Instruction
Extract word for word the lines of the listing from its start to the line holding "ax.set_yticklabels(ytick_labels)", both ends kept; pictures are not part of the copy.

[start Dataset excerpts]

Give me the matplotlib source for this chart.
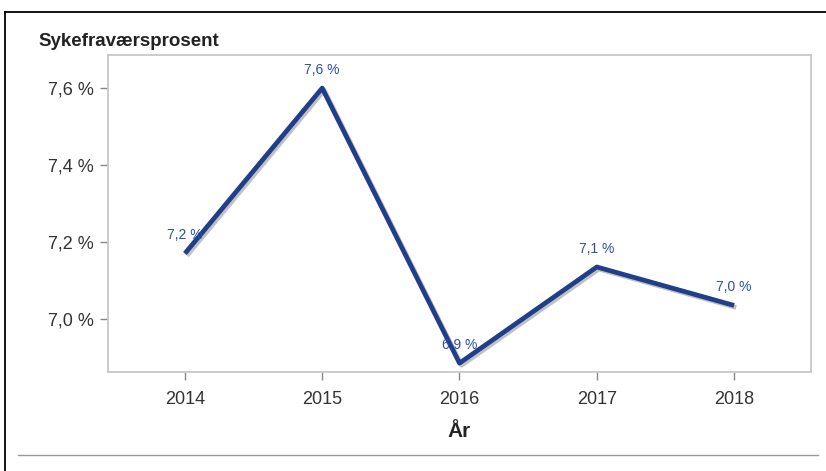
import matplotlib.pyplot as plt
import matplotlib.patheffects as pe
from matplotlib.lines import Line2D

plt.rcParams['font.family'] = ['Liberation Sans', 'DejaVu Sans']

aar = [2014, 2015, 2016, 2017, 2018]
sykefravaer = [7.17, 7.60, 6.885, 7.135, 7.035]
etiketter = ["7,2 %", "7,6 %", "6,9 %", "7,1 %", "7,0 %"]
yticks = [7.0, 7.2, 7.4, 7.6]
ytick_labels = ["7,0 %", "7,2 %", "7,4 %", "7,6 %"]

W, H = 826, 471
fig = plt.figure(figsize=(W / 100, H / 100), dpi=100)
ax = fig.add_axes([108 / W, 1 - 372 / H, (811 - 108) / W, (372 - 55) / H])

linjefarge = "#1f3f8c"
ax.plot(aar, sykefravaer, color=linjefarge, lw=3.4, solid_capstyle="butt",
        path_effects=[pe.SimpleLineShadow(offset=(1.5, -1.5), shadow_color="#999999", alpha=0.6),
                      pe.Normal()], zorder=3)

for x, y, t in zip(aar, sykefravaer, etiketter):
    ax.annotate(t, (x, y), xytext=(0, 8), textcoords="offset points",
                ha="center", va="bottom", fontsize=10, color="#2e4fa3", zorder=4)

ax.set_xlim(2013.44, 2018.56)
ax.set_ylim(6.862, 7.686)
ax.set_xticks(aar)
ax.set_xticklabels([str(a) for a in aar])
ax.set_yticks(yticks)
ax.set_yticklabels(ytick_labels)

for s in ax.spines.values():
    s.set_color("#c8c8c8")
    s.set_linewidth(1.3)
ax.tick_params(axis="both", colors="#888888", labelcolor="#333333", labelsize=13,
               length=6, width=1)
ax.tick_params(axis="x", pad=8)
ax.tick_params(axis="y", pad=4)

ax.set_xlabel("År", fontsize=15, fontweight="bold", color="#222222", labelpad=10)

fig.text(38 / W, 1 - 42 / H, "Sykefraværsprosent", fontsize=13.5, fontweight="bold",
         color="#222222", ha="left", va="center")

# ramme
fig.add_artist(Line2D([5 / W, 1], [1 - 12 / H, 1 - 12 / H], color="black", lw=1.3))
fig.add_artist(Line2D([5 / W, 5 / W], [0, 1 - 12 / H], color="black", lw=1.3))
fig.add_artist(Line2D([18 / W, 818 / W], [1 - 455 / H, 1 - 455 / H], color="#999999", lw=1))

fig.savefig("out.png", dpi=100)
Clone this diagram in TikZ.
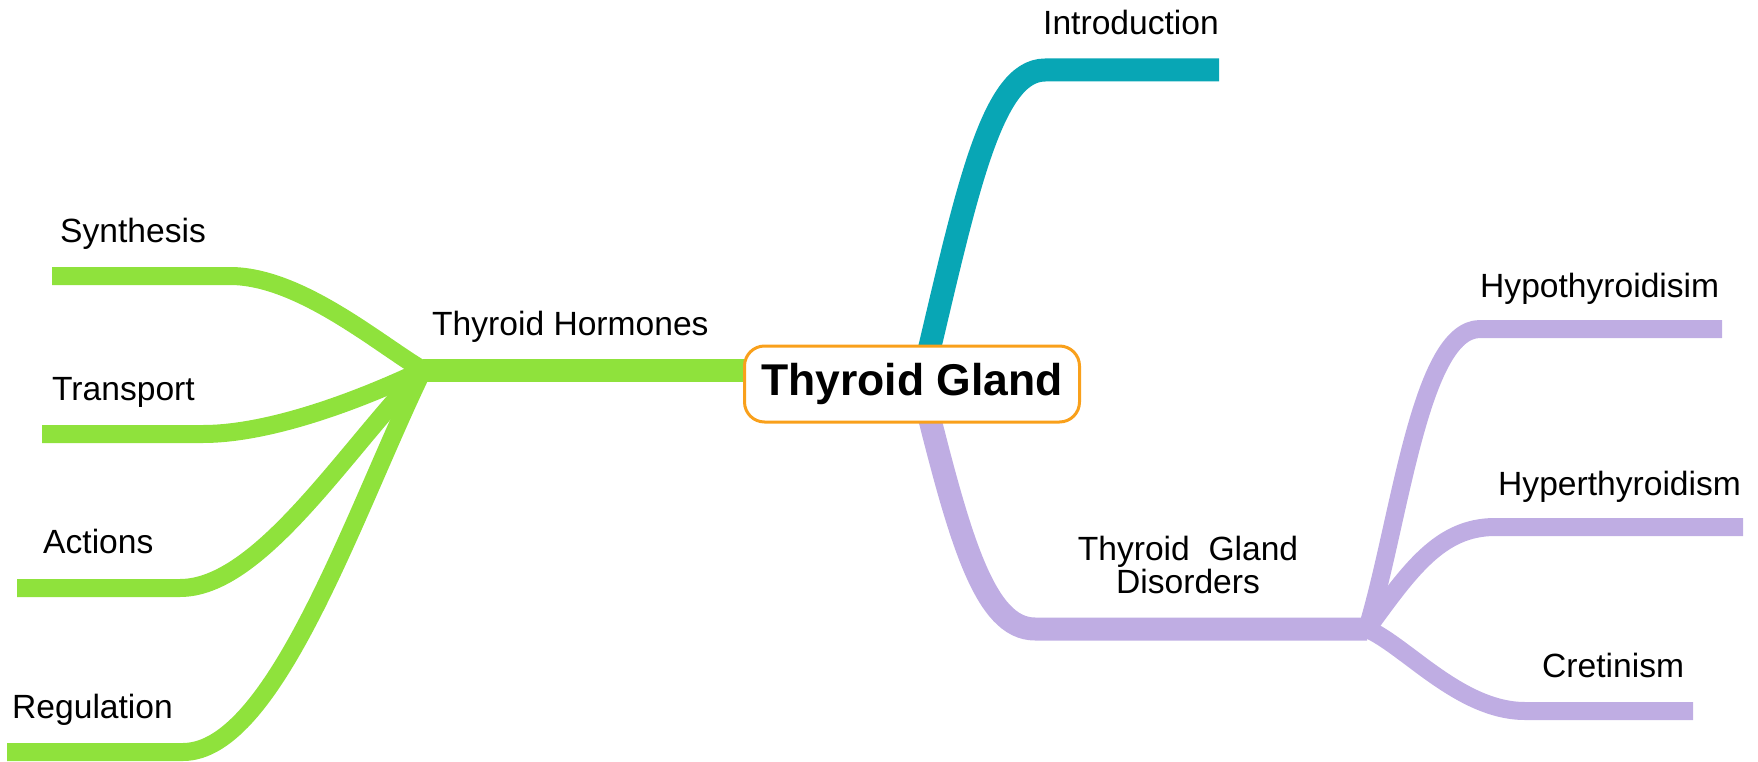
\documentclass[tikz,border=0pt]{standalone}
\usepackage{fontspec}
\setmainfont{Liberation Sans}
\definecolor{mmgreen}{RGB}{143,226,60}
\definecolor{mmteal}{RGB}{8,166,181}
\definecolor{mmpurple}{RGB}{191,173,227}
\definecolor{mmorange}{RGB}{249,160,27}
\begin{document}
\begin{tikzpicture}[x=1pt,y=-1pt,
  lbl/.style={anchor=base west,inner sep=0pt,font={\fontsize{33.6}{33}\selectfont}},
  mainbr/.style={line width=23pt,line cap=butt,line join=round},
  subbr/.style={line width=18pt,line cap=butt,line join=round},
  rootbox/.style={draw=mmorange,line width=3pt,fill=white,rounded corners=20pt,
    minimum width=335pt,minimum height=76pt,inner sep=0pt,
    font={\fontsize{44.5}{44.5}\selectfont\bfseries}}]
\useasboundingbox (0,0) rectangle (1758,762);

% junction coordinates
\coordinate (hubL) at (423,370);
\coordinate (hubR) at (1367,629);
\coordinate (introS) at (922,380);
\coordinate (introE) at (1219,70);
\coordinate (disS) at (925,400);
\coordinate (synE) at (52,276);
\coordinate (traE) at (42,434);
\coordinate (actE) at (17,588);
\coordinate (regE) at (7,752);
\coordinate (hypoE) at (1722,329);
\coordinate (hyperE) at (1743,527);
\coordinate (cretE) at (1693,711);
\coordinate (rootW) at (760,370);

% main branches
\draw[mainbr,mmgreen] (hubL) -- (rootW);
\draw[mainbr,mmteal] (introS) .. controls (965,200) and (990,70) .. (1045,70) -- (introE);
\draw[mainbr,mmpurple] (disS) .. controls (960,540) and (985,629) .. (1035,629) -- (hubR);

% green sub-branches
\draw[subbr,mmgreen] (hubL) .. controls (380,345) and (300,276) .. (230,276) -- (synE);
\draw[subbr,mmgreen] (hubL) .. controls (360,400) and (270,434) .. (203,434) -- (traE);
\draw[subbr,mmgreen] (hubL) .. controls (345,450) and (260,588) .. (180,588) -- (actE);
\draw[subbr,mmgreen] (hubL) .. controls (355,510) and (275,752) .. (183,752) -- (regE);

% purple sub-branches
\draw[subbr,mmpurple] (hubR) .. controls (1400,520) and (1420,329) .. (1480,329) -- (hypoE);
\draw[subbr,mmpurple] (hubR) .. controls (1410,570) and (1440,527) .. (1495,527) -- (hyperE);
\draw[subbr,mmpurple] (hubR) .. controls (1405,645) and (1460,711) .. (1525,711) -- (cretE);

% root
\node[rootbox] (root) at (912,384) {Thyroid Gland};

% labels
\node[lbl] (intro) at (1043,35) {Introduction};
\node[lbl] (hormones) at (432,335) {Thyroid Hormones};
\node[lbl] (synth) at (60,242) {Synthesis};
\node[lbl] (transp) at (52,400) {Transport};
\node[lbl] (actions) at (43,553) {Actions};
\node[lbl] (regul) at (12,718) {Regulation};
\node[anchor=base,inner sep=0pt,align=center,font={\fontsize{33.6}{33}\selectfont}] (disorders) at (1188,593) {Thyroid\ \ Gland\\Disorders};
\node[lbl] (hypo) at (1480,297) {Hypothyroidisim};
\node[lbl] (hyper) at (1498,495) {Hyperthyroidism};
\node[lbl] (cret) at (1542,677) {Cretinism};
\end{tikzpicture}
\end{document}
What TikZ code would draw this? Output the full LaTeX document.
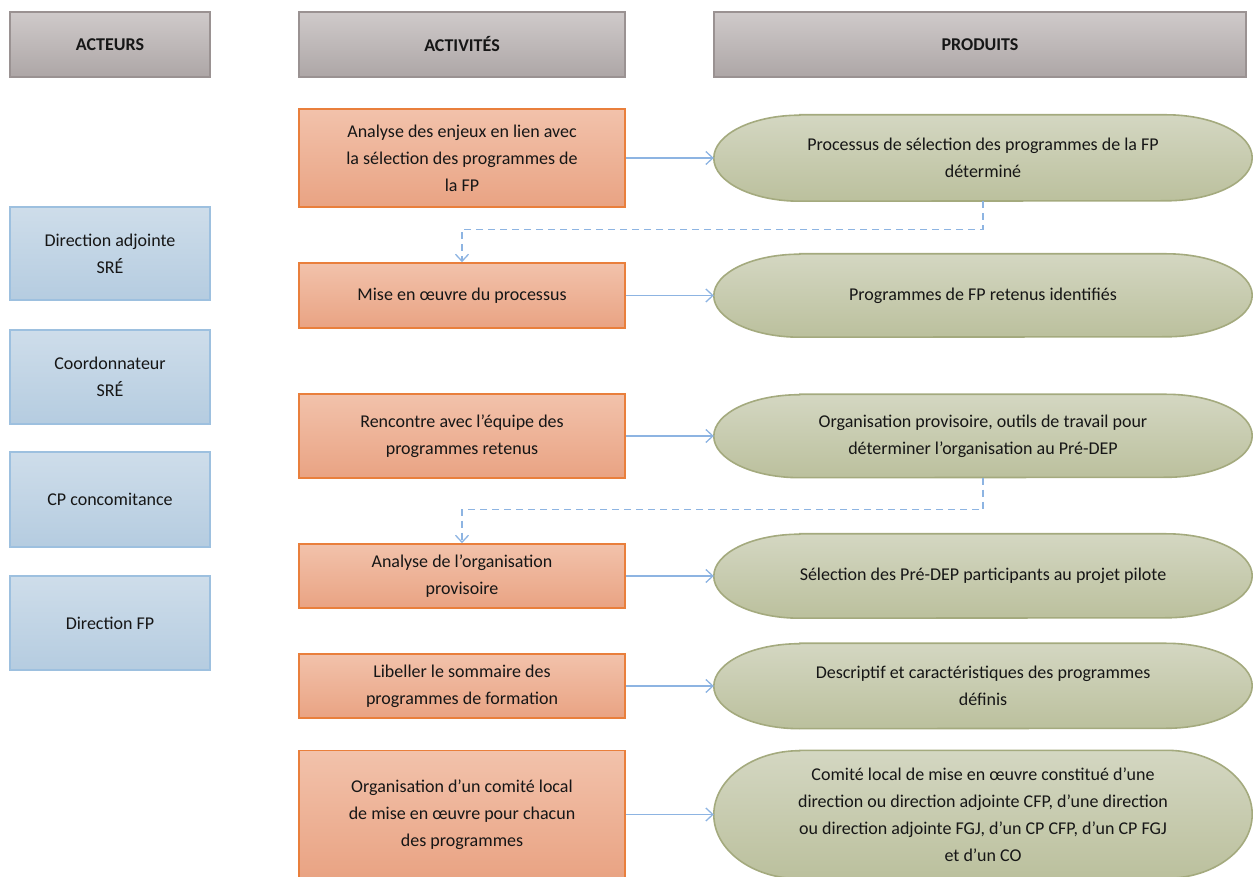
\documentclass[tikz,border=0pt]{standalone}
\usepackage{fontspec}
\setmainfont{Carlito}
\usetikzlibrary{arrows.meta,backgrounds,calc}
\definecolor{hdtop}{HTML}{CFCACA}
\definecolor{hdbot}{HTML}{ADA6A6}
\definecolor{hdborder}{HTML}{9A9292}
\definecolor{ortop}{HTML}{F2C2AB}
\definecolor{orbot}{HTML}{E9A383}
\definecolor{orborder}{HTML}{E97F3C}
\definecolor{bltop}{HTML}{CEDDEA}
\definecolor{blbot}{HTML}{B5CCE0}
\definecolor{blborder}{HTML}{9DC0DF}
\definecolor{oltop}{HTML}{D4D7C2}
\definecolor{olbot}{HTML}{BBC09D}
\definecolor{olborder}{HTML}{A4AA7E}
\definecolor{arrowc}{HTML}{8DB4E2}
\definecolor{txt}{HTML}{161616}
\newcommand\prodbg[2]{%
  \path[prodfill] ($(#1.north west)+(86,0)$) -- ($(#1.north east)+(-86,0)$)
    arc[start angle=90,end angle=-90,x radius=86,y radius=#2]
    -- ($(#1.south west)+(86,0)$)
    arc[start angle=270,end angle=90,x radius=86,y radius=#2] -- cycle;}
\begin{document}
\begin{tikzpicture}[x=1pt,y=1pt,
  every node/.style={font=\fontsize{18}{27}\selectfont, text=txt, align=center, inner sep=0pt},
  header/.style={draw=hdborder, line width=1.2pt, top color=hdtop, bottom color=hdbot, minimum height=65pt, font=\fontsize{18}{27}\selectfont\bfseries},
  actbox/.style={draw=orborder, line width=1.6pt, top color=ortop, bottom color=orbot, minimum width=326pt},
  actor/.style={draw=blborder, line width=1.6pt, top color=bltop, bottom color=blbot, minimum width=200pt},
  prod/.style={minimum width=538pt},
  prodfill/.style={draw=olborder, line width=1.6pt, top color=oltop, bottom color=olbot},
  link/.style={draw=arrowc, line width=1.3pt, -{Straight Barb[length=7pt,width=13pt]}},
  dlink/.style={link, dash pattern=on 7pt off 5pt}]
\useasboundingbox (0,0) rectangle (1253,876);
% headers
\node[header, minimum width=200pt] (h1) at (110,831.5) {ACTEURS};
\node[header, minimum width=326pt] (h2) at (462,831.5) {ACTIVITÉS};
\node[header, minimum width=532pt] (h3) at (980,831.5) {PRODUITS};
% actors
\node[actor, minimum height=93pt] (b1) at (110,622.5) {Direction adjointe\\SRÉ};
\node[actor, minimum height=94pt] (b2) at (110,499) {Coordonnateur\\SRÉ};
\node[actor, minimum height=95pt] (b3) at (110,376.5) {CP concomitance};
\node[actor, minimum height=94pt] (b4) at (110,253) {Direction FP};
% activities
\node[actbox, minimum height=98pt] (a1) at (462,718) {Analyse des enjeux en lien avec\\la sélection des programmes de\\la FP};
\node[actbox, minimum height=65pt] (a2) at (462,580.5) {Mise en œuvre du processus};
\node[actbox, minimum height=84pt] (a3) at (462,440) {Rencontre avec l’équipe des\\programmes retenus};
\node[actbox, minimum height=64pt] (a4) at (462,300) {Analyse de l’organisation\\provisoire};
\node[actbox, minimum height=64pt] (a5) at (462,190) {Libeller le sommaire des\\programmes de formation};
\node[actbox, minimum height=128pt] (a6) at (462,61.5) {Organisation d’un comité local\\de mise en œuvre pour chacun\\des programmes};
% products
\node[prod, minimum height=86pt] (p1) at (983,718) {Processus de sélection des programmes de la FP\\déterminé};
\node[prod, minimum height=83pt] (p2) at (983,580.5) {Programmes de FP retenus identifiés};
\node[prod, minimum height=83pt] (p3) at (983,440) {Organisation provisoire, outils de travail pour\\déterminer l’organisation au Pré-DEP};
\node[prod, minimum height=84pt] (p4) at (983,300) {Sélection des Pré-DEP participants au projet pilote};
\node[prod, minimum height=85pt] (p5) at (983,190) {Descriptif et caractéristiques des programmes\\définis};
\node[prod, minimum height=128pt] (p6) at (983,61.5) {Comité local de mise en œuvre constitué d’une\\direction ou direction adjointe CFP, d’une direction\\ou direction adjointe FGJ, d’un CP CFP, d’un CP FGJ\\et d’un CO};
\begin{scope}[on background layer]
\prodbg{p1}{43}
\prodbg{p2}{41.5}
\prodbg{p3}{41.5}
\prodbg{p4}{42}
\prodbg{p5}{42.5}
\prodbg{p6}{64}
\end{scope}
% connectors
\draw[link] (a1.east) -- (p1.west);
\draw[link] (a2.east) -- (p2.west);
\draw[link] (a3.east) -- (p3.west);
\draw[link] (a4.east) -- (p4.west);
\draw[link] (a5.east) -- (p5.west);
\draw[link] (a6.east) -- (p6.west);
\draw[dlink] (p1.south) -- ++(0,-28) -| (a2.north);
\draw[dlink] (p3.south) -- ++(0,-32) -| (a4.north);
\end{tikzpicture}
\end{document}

[end Dataset excerpts]

Completed task
Give me the matplotlib source for this chart.
import matplotlib.pyplot as plt
import matplotlib.patheffects as pe
from matplotlib.lines import Line2D

plt.rcParams['font.family'] = ['Liberation Sans', 'DejaVu Sans']

aar = [2014, 2015, 2016, 2017, 2018]
sykefravaer = [7.17, 7.60, 6.885, 7.135, 7.035]
etiketter = ["7,2 %", "7,6 %", "6,9 %", "7,1 %", "7,0 %"]
yticks = [7.0, 7.2, 7.4, 7.6]
ytick_labels = ["7,0 %", "7,2 %", "7,4 %", "7,6 %"]

W, H = 826, 471
fig = plt.figure(figsize=(W / 100, H / 100), dpi=100)
ax = fig.add_axes([108 / W, 1 - 372 / H, (811 - 108) / W, (372 - 55) / H])

linjefarge = "#1f3f8c"
ax.plot(aar, sykefravaer, color=linjefarge, lw=3.4, solid_capstyle="butt",
        path_effects=[pe.SimpleLineShadow(offset=(1.5, -1.5), shadow_color="#999999", alpha=0.6),
                      pe.Normal()], zorder=3)

for x, y, t in zip(aar, sykefravaer, etiketter):
    ax.annotate(t, (x, y), xytext=(0, 8), textcoords="offset points",
                ha="center", va="bottom", fontsize=10, color="#2e4fa3", zorder=4)

ax.set_xlim(2013.44, 2018.56)
ax.set_ylim(6.862, 7.686)
ax.set_xticks(aar)
ax.set_xticklabels([str(a) for a in aar])
ax.set_yticks(yticks)
ax.set_yticklabels(ytick_labels)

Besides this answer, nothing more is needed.